----- MATERIAL FOR THIS EXERCISE -----
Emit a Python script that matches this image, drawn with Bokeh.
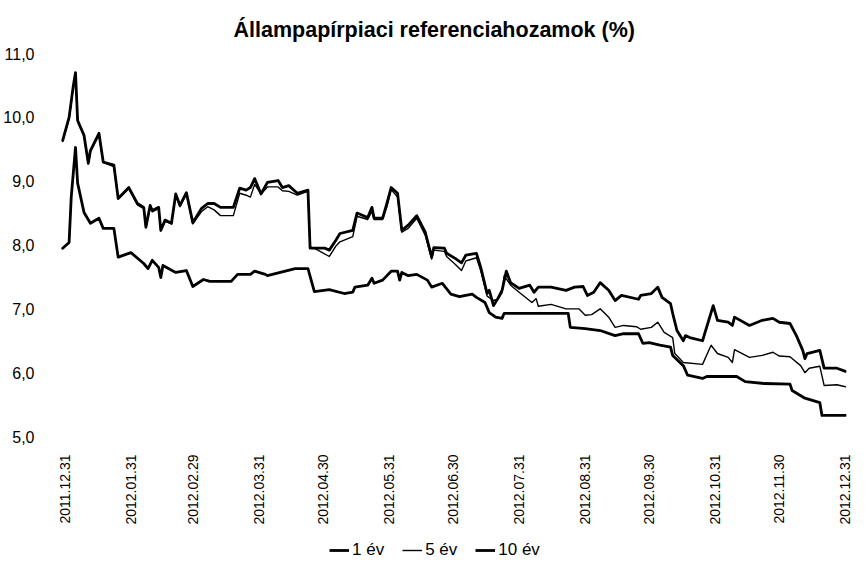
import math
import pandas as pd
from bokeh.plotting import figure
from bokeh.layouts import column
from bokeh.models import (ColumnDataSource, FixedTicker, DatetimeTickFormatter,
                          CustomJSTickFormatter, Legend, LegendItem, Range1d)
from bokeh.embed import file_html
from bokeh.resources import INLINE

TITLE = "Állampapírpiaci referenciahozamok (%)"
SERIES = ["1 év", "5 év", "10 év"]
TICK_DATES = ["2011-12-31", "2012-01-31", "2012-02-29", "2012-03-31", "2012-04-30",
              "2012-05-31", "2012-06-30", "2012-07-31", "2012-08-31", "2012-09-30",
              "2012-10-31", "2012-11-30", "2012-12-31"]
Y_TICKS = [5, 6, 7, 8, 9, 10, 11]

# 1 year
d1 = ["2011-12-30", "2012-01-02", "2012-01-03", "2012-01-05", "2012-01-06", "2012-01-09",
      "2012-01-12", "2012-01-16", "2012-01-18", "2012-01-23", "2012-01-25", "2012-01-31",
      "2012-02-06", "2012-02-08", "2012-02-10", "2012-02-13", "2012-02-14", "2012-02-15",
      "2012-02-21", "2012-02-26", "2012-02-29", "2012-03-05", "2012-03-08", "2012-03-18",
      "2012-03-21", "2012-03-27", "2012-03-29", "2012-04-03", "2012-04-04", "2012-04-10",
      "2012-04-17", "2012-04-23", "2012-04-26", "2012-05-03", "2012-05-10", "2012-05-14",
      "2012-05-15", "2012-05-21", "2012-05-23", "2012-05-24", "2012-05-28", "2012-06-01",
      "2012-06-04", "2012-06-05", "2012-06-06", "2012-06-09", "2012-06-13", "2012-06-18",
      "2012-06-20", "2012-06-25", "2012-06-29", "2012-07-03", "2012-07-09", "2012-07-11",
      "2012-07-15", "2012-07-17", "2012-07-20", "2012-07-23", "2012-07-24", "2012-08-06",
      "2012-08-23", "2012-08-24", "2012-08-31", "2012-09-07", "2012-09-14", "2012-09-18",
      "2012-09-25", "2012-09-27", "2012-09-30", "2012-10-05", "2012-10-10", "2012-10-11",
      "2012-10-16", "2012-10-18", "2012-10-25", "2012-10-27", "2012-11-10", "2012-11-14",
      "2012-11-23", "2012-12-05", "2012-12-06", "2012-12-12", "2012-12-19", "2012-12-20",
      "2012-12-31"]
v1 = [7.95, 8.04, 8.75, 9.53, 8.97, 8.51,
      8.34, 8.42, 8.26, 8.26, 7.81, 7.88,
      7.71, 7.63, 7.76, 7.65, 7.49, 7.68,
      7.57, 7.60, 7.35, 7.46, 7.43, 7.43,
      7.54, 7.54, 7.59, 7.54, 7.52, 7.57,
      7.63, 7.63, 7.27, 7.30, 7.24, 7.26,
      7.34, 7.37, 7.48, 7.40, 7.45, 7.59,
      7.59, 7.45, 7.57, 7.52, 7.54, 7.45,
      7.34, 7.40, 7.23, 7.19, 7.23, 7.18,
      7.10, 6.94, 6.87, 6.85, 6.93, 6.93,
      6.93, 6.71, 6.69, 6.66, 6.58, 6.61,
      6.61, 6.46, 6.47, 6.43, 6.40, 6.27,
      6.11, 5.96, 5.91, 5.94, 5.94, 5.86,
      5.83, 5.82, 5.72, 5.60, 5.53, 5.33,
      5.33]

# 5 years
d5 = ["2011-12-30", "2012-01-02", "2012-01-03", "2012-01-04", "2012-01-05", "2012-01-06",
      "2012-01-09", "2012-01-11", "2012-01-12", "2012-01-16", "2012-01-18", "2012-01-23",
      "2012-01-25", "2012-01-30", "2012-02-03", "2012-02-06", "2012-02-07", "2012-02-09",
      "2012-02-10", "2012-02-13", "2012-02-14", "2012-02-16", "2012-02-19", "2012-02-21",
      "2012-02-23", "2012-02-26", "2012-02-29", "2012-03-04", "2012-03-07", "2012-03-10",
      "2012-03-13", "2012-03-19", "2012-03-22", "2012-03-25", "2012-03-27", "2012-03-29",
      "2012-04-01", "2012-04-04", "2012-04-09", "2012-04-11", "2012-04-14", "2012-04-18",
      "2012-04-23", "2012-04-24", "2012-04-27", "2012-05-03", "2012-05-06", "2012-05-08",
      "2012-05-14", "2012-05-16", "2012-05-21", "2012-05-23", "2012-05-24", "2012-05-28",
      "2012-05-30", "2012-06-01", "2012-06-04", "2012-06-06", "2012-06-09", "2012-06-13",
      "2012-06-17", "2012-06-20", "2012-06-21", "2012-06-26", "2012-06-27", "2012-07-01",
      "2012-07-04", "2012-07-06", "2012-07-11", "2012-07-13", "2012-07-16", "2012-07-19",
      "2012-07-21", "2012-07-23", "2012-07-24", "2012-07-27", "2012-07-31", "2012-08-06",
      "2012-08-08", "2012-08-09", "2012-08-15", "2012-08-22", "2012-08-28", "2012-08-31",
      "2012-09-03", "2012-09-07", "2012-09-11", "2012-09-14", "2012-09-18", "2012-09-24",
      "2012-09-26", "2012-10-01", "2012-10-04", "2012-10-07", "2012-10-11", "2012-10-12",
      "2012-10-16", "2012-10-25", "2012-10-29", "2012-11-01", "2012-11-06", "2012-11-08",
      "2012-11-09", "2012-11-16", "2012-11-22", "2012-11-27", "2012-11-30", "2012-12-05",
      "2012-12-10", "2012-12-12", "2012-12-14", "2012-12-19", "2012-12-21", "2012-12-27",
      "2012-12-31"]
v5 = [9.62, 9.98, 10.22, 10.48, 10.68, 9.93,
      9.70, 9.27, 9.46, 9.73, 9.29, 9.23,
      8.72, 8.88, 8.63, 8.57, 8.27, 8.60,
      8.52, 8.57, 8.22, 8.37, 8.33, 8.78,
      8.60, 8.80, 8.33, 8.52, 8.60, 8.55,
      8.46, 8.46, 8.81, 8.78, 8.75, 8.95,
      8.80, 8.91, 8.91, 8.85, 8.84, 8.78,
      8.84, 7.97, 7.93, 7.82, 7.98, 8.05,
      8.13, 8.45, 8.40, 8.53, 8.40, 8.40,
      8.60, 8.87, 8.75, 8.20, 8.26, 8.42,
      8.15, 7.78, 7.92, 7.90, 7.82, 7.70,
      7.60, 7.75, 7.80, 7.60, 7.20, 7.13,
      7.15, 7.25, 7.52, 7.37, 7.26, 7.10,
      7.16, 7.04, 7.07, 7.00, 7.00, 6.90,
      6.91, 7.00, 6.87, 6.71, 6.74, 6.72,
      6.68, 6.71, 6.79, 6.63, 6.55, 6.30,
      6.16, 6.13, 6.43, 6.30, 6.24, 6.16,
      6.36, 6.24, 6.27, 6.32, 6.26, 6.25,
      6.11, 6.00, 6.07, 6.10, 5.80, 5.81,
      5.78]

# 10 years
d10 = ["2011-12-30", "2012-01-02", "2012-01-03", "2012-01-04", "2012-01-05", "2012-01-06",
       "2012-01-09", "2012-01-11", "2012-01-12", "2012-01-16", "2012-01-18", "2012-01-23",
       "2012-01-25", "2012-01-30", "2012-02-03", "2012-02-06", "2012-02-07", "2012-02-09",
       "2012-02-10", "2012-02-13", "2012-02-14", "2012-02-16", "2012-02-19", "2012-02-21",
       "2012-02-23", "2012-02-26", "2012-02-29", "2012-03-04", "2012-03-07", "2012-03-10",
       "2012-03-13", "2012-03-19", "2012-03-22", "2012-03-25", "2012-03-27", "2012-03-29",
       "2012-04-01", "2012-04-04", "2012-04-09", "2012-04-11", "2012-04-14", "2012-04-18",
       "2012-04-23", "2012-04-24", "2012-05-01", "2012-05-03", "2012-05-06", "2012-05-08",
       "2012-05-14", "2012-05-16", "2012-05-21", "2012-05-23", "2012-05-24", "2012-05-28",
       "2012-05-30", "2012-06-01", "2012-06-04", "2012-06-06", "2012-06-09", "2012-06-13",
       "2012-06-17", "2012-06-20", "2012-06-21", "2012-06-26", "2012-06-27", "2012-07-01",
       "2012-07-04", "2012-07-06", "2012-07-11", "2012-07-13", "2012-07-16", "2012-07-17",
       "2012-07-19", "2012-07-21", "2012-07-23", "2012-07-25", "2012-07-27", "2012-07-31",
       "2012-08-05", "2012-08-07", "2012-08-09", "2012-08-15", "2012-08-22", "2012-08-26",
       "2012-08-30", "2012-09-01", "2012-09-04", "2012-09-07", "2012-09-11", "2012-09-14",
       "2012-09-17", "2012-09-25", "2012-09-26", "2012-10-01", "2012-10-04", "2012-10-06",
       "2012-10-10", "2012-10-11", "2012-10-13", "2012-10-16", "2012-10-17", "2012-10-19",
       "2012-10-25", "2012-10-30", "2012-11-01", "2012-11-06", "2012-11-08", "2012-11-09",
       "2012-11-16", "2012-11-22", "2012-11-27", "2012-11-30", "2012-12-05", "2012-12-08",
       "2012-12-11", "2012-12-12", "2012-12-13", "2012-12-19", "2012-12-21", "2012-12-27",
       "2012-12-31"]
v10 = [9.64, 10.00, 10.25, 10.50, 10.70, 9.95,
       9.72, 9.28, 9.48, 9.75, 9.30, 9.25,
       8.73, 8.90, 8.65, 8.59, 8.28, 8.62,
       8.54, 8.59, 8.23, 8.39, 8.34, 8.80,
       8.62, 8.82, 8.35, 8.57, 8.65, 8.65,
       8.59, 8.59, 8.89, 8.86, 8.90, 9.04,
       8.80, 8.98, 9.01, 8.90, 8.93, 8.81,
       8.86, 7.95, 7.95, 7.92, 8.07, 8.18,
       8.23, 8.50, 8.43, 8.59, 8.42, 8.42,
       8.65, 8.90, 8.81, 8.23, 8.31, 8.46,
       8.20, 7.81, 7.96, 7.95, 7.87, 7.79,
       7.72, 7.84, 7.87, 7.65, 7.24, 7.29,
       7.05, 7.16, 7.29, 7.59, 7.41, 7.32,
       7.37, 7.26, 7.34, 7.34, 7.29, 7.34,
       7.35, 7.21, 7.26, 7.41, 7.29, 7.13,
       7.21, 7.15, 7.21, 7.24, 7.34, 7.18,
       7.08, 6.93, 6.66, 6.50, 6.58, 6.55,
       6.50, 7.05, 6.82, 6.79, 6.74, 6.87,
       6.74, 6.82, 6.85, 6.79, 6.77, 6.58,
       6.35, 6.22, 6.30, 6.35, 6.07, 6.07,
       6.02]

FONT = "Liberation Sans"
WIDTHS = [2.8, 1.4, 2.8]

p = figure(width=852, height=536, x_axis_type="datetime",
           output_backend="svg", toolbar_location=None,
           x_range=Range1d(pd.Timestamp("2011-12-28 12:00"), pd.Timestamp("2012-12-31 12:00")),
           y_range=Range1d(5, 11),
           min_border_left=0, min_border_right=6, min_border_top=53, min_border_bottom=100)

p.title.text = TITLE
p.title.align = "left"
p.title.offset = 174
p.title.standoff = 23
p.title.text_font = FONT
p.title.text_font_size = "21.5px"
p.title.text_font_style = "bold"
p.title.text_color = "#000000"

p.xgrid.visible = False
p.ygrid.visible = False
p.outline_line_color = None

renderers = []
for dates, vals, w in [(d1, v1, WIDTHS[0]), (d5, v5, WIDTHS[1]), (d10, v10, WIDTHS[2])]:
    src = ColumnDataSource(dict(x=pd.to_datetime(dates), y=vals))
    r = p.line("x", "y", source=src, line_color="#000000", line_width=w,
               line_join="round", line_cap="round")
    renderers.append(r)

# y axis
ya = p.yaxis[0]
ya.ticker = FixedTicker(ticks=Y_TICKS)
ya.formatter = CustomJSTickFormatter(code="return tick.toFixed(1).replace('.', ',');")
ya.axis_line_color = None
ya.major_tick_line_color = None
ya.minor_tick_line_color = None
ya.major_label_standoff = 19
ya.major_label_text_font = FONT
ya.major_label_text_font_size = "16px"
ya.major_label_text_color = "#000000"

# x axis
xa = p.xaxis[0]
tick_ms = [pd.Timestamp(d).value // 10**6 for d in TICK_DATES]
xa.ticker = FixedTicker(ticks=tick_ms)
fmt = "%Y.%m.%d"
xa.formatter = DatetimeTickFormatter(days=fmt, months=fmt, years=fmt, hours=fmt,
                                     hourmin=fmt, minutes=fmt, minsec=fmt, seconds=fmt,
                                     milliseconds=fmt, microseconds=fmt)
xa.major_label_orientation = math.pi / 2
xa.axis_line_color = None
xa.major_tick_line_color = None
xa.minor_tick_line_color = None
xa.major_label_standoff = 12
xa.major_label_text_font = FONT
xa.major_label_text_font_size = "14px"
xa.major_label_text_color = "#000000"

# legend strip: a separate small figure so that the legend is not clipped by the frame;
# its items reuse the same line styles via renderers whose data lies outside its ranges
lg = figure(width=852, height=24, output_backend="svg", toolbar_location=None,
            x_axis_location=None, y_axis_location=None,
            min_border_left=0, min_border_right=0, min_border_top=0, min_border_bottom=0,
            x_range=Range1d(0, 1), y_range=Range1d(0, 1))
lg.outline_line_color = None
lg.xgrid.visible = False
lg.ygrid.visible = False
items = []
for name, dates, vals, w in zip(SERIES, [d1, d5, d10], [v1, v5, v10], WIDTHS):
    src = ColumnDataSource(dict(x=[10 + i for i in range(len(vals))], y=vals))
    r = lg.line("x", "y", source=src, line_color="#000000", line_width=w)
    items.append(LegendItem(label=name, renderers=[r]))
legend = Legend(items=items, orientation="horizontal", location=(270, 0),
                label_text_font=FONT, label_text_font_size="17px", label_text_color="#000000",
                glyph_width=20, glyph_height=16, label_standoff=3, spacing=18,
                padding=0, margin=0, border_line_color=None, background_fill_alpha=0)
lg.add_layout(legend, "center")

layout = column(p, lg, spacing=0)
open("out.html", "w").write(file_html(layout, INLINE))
-----
----- MATERIAL FOR THIS EXERCISE -----
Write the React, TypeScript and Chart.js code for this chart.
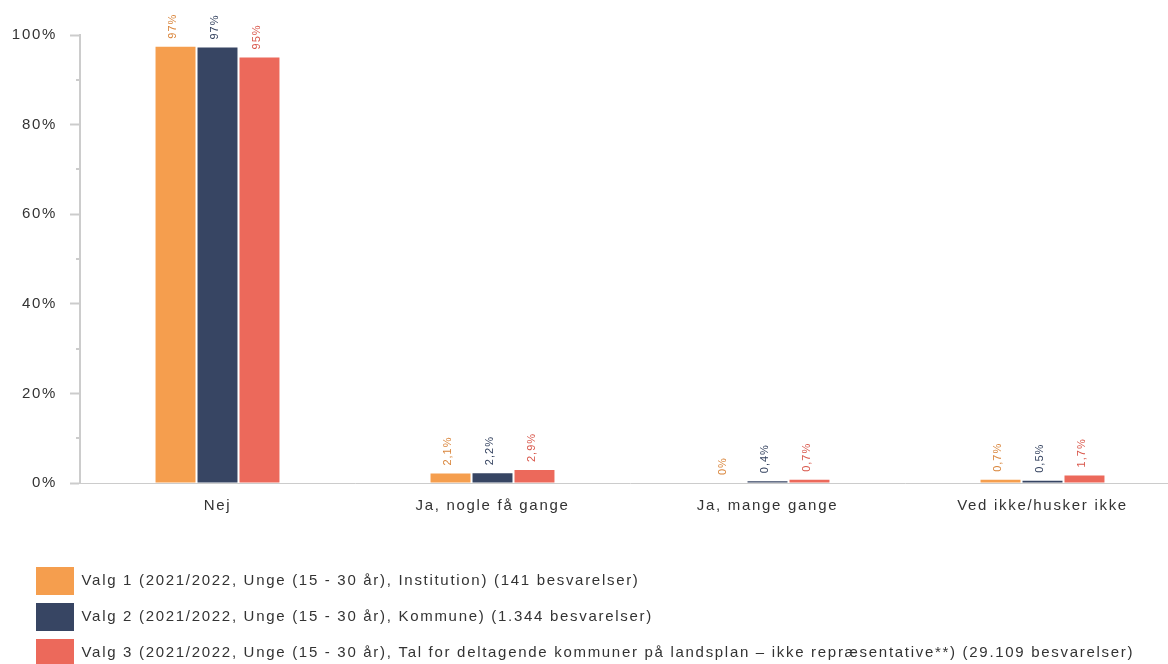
-----
WHAT YOU SHOULD DO ▸
Skip all pictures. Output only the lines from the one containing "Emit a Python" to the one containing "from bokeh.resources import INLINE", both lines included.

COMPLETE OUTPUT ▸
Emit a Python script that matches this image, drawn with Bokeh.
import math
import pandas as pd
from bokeh.plotting import figure
from bokeh.layouts import column
from bokeh.models import (ColumnDataSource, FixedTicker, DatetimeTickFormatter,
                          CustomJSTickFormatter, Legend, LegendItem, Range1d)
from bokeh.embed import file_html
from bokeh.resources import INLINE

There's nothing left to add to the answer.